What the Comparison Projects Reveal

Rosebud AI generates Phaser.js browser games in JavaScript. JavaScript has orders of magnitude more training data than GDScript, no version-contamination problem between Phaser 2 and Phaser 3, and evaluation that runs in a browser tab in milliseconds. The reliability difference between browser-game generators and native engine generators reflects training data density and evaluation cost, not fundamental differences in generation capability.

Unity Muse generates C# MonoBehaviour scripts. C# has substantially higher LLM training corpus representation than GDScript, and Unity documentation appears in training data at a density GDScript cannot match. The pattern holds.

Godogen’s more expensive architecture, the custom language spec, the quirks database, the lazy-loading API retrieval, the headless builder pattern, the external evaluation loop with a virtual framebuffer, is a consequence of targeting a native engine with a sparse and version-contaminated training corpus, not a deliberate design choice toward complexity.
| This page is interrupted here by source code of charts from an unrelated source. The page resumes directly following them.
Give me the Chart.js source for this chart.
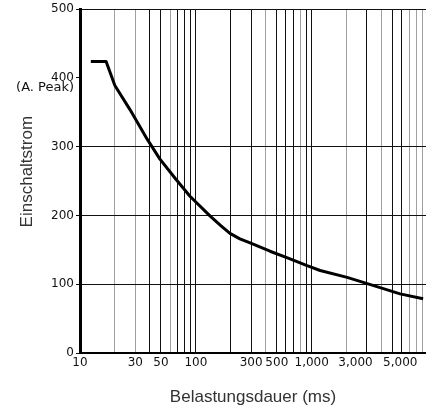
<!DOCTYPE html>
<html>
<head>
<meta charset="utf-8">
<script src="https://cdn.jsdelivr.net/npm/chart.js@4/dist/chart.umd.min.js"></script>
<style>
  body { margin: 0; background: #fff; }
  canvas { display: block; }
</style>
</head>
<body>
<canvas id="myChart" width="426" height="416"></canvas>
<script>
// Belastungsdauer (ms) vs Einschaltstrom (A. Peak)
var durationMs = [12.4, 16.8, 20, 27, 38, 49, 67, 89, 133, 165, 197, 240, 294, 437, 651, 912, 1183, 2023, 3899, 5794, 9164];
var inrushCurrent = [424, 424, 389, 354, 311, 282, 253, 228, 199, 185, 174, 166, 160, 148, 137, 127, 120, 110, 95, 86, 79];

var xTickLabels = [10, 30, 50, 100, 300, 500, 1000, 3000, 5000];
var xGridValues = [10, 20, 30, 40, 50, 60, 70, 80, 90,
                   100, 200, 300, 400, 500, 600, 700, 800, 900,
                   1000, 2000, 3000, 4000, 5000, 6000, 7000, 8000, 9000];
// lines that are only partly printed in the original
var xFaintLines = [20, 30, 60, 400, 800, 2000, 4000, 7000, 8000, 9000];
var yTicks = [0, 100, 200, 300, 400, 500];

var points = [];
for (var i = 0; i < durationMs.length; i++) {
    points.push({x: durationMs[i], y: inrushCurrent[i]});
}

// the printed labels for 3,000 and 5,000 sit off their grid lines
function xLabel(value) {
    var s = value.toLocaleString('en-US');
    if (value === 3000) return s + '      ';
    if (value === 5000) return '    ' + s;
    return s;
}

var unitLabel = {
    id: 'unitLabel',
    afterDraw: function(chart) {
        var ctx = chart.ctx;
        ctx.save();
        ctx.font = '13px "DejaVu Sans"';
        ctx.fillStyle = '#111';
        ctx.textAlign = 'right';
        ctx.textBaseline = 'middle';
        ctx.fillText('(A. Peak)', 74, 88);
        ctx.restore();
    }
};

function createChart() {
    var ctx = document.getElementById("myChart").getContext("2d");
    new Chart(ctx, {
        type: 'line',
        data: {
            datasets: [{
                data: points,
                borderColor: '#000',
                borderWidth: 3,
                borderJoinStyle: 'round',
                pointRadius: 0,
                fill: false,
                tension: 0
            }]
        },
        options: {
            responsive: false,
            animation: false,
            layout: { padding: { top: 6, right: 0, left: 0, bottom: 0 } },
            plugins: { legend: { display: false }, tooltip: { enabled: false } },
            scales: {
                x: {
                    type: 'logarithmic',
                    min: 10,
                    max: 9700,
                    afterBuildTicks: function(scale) {
                        scale.ticks = xGridValues.map(function(v) { return {value: v}; });
                    },
                    afterFit: function(scale) { scale.height = 63; },
                    ticks: {
                        autoSkip: false,
                        maxRotation: 0,
                        padding: 3,
                        color: '#111',
                        font: { family: 'DejaVu Sans', size: 12 },
                        callback: function(value) {
                            return xTickLabels.indexOf(value) >= 0 ? xLabel(value) : '';
                        }
                    },
                    grid: {
                        drawTicks: false,
                        lineWidth: 1,
                        color: function(c) {
                            return xFaintLines.indexOf(c.tick.value) >= 0 ? '#a0a0a0' : '#111';
                        }
                    },
                    border: { display: true, color: '#000', width: 2 },
                    title: {
                        display: true,
                        text: 'Belastungsdauer (ms)',
                        color: '#333',
                        font: { family: 'Liberation Sans', size: 17 },
                        padding: { top: 0, bottom: 8 }
                    }
                },
                y: {
                    min: 0,
                    max: 500,
                    afterBuildTicks: function(scale) {
                        scale.ticks = yTicks.map(function(v) { return {value: v}; });
                    },
                    afterFit: function(scale) { scale.width = 80; },
                    ticks: {
                        padding: 2,
                        color: '#111',
                        font: { family: 'DejaVu Sans', size: 12 }
                    },
                    grid: {
                        tickLength: 4,
                        tickColor: '#111',
                        lineWidth: 1,
                        color: function(c) {
                            return c.tick.value === 400 ? 'rgba(0,0,0,0)' : '#111';
                        }
                    },
                    border: { display: true, color: '#000', width: 3 },
                    title: {
                        display: true,
                        text: '    Einschaltstrom',
                        color: '#333',
                        font: { family: 'Liberation Sans', size: 17 },
                        padding: { top: 17, bottom: 0 }
                    }
                }
            }
        },
        plugins: [unitLabel]
    });
}
createChart();
</script>
</body>
</html>
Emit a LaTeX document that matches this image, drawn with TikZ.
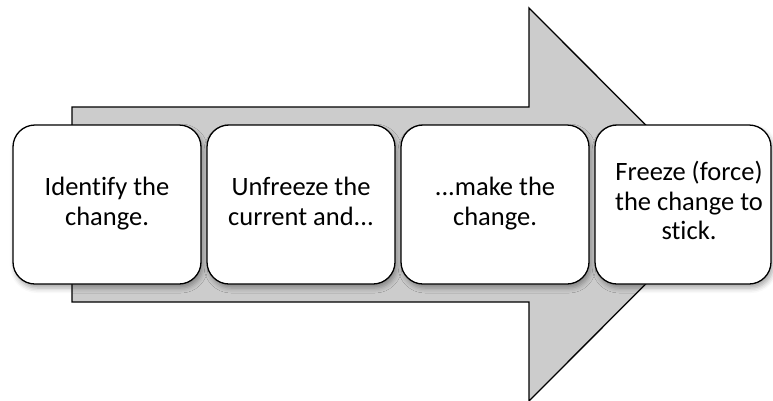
\documentclass[tikz,border=0pt]{standalone}
\usepackage{fontspec}
\setmainfont{Carlito}[Ligatures={NoCommon}]
\usetikzlibrary{shadows.blur}
\tikzset{
  stepbox/.style={draw=black, line width=1.3pt, fill=white, rounded corners=22pt,
    minimum width=188pt, minimum height=159pt, inner sep=0pt,
    blur shadow={shadow xshift=2pt, shadow yshift=-4pt, shadow blur radius=5pt, shadow opacity=35}},
  steptext/.style={align=center, font=\fontsize{26.5pt}{29.5pt}\selectfont, text=black, inner sep=0pt},
  bigarrow/.style={draw=black, line width=1.3pt, fill=black!20}
}
\begin{document}
\begin{tikzpicture}[x=1pt, y=-1pt]
\useasboundingbox (0,0) rectangle (773,400);
\draw[bigarrow] (72,107) -- (529,107) -- (529,8) -- (725,204.5) -- (529,401) -- (529,302) -- (72,302) -- cycle;
\node[stepbox] (b1) at (107,204.5) {};
\node[steptext] (t1) at (b1.center) {\strut Identify the\\change.\strut};
\node[stepbox] (b2) at (301,204.5) {};
\node[steptext] (t2) at (b2.center) {\strut Unfreeze the\\current and...\strut};
\node[stepbox] (b3) at (495,204.5) {};
\node[steptext] (t3) at (b3.center) {\strut ...make the\\change.\strut};
\node[stepbox, minimum width=176pt] (b4) at (683,204.5) {};
\node[steptext] (t4) at ([xshift=6pt]b4.center) {\strut Freeze (force)\\the change to\\stick.\strut};
\end{tikzpicture}
\end{document}
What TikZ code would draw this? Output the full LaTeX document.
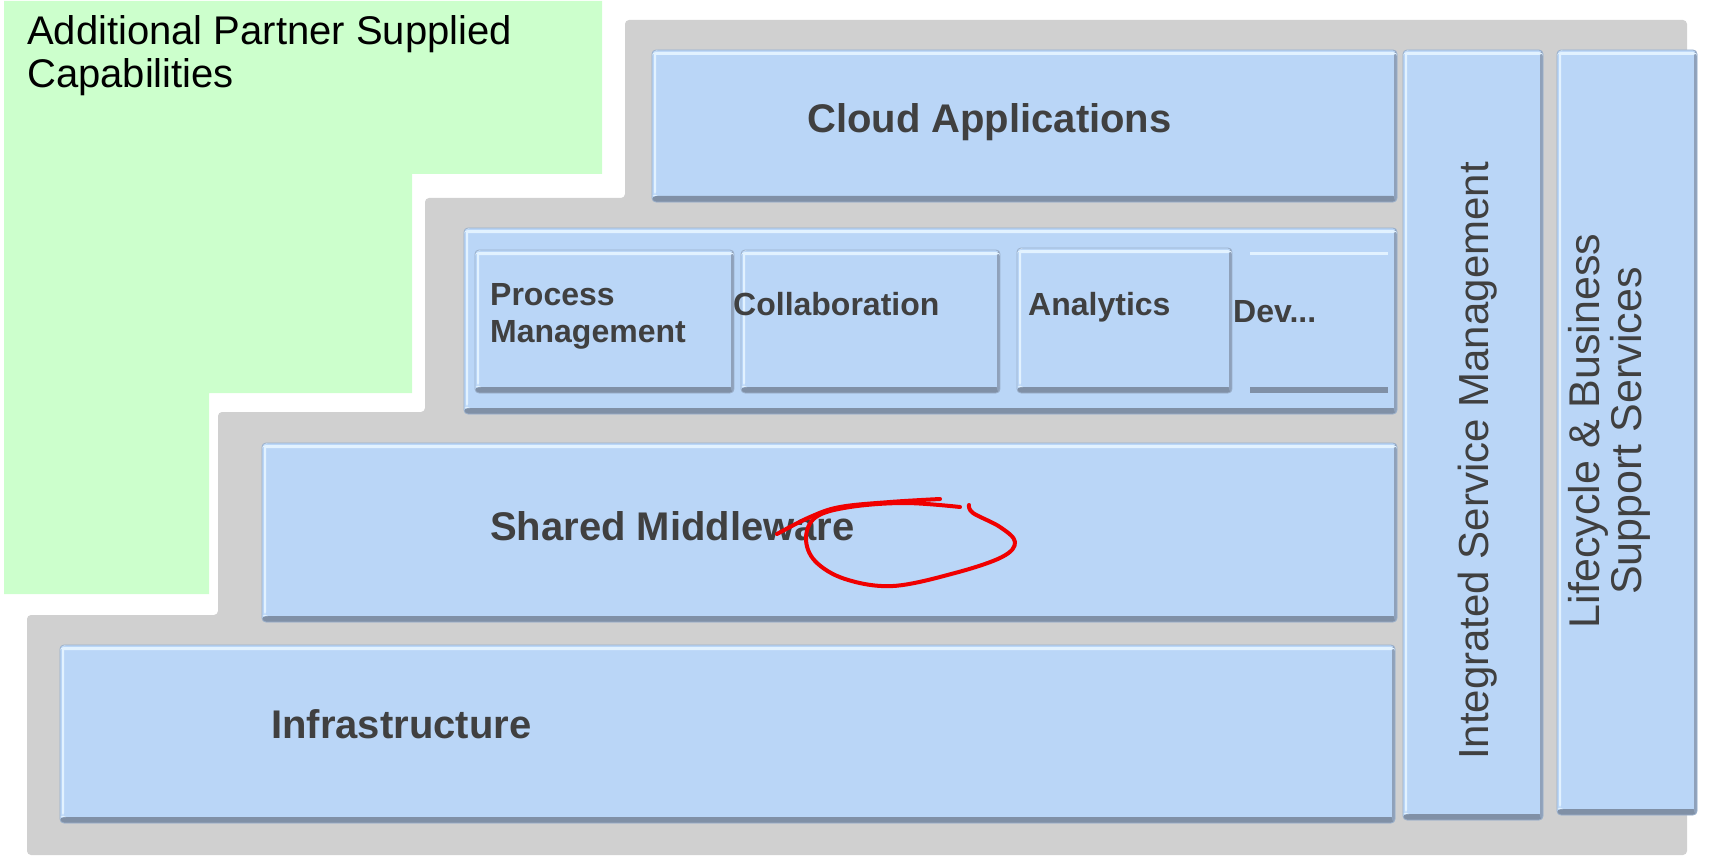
\documentclass[tikz,border=0pt]{standalone}
\usepackage{fontspec}
\setmainfont{Liberation Sans}
\definecolor{bluefill}{RGB}{186,214,247}
\definecolor{edgedark}{RGB}{128,144,166}
\definecolor{hilite}{RGB}{226,242,255}
\definecolor{greybg}{RGB}{208,208,208}
\definecolor{greenbg}{RGB}{204,255,204}
\definecolor{txtgrey}{RGB}{64,64,64}
\definecolor{markred}{RGB}{240,0,0}
\tikzset{
  bluebox/.style={fill=bluefill, draw=edgedark!55!bluefill, line width=0.8pt,
    rounded corners=4pt, inner sep=0pt,
    path picture={
      \fill[edgedark] ([yshift=6pt]path picture bounding box.south west) rectangle (path picture bounding box.south east);
      \fill[edgedark!75!bluefill] ([xshift=-3pt]path picture bounding box.north east) rectangle (path picture bounding box.south east);
      \fill[hilite] ([yshift=-2pt]path picture bounding box.north west) rectangle ([yshift=-5pt]path picture bounding box.north east);
      \fill[hilite] ([xshift=2pt]path picture bounding box.north west) rectangle ([xshift=4pt,yshift=6pt]path picture bounding box.south west);
    }},
  devbox/.style={fill=bluefill, draw=none, inner sep=0pt,
    path picture={
      \fill[edgedark] ([yshift=6pt]path picture bounding box.south west) rectangle (path picture bounding box.south east);
      \fill[hilite] ([yshift=-2pt]path picture bounding box.north west) rectangle ([yshift=-5pt]path picture bounding box.north east);
    }},
  bigtxt/.style={font=\fontsize{40}{44}\selectfont\bfseries, text=txtgrey, inner sep=0pt},
  smalltxt/.style={font=\fontsize{32}{37}\selectfont\bfseries, text=txtgrey, inner sep=0pt, align=left},
  vtxt/.style={font=\fontsize{42}{42}\selectfont, text=txtgrey, inner sep=0pt, rotate=90, align=center},
  scribble/.style={draw=markred, line width=4pt, line cap=round, line join=round},
}
\begin{document}
\begin{tikzpicture}[x=1pt,y=-1pt]
\useasboundingbox (0,0) rectangle (1709,864);
% green partner area
\fill[greenbg] (4,1) -- (602,1) -- (602,174) -- (412,174) -- (412,393) -- (209,393) -- (209,594) -- (4,594) -- cycle;
\node[anchor=base west, inner sep=0pt, font=\fontsize{40}{43}\selectfont, align=left] (partner) at (27,88) {Additional Partner Supplied\\Capabilities};
% grey staircase
\fill[greybg, rounded corners=4pt] (625,20) -- (1687,20) -- (1687,855) -- (27,855) -- (27,615) -- (218,615) -- (218,412) -- (425,412) -- (425,198) -- (625,198) -- cycle;
% boxes
\node[bluebox, minimum width=745, minimum height=152] (cloud) at (1024.5,126) {};
\node[bluebox, minimum width=933, minimum height=186] (mid) at (930.5,321) {};
\node[bluebox, minimum width=259, minimum height=143] (proc) at (604.5,321.5) {};
\node[bluebox, minimum width=259, minimum height=143] (collab) at (870.5,321.5) {};
\node[bluebox, minimum width=215, minimum height=145] (analytics) at (1124.5,320.5) {};
\node[devbox, minimum width=138, minimum height=143] (dev) at (1319,321.5) {};
\node[bluebox, minimum width=1135, minimum height=179] (shared) at (829.5,532.5) {};
\node[bluebox, minimum width=1335, minimum height=178] (infra) at (727.5,734) {};
\node[bluebox, minimum width=140, minimum height=770] (ism) at (1473,435) {};
\node[bluebox, minimum width=140, minimum height=765] (lbss) at (1627,432.5) {};
% labels
\node[bigtxt, anchor=base west] (cloudt) at (807,133) {Cloud Applications};
\node[bigtxt, anchor=base west] (sharedt) at (490,540) {Shared Middleware};
\node[bigtxt, anchor=base west] (infrat) at (271,738) {Infrastructure};
\node[smalltxt, anchor=base west] (proct) at (490,342) {Process\\Management};
\node[smalltxt, anchor=base west] (collabt) at (733,315) {Collaboration};
\node[smalltxt, anchor=base west] (analyticst) at (1028,315) {Analytics};
\node[smalltxt, anchor=base west] (devt) at (1233,322) {Dev...};
\node[vtxt, anchor=base] (ismt) at (1488,461) {Integrated Service Management};
\node[vtxt, font=\fontsize{43}{42}\selectfont] (lbsst) at (1609,431) {Lifecycle \& Business\\Support Services};
% red hand-drawn mark
\draw[scribble] plot[smooth, tension=0.6] coordinates {(777,534) (810,517) (840,507) (890,502) (940,499)};
\draw[scribble] plot[smooth, tension=0.6] coordinates {(969,505) (973,513) (1000,527) (1015,542) (1002,557) (955,573) (893,586) (845,579) (815,561) (806,538) (816,517) (850,507) (905,503) (960,507)};
\end{tikzpicture}
\end{document}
The Evaluation Loop Problem

A coding agent is inherently biased toward its own output. Static analysis can catch syntax errors and type mismatches, but cannot catch a character that falls through the floor because physics layers are misconfigured, or a signal that fires but produces no visible effect because the connection was made at the wrong lifecycle phase. Godogen evaluates generated games by running godot --headless with a virtual framebuffer and capturing screenshots. This is slower than browser evaluation by a wide margin, but it is the only way to observe runtime behavior in a native engine.

The evaluation architecture is what separates a generator from a pipeline. Generating code that compiles is a much lower bar than generating code that produces a playable game. The visual evaluation loop closes the gap between the two, at the cost of iteration speed.

Four rewrites over a year is a significant investment for a side project. Each rewrite addressed a new category of failure rather than refining a stable approach. The end result is an architecture shaped by the specific failure modes of its target, which is probably the only way to build something this far outside the density of existing training data.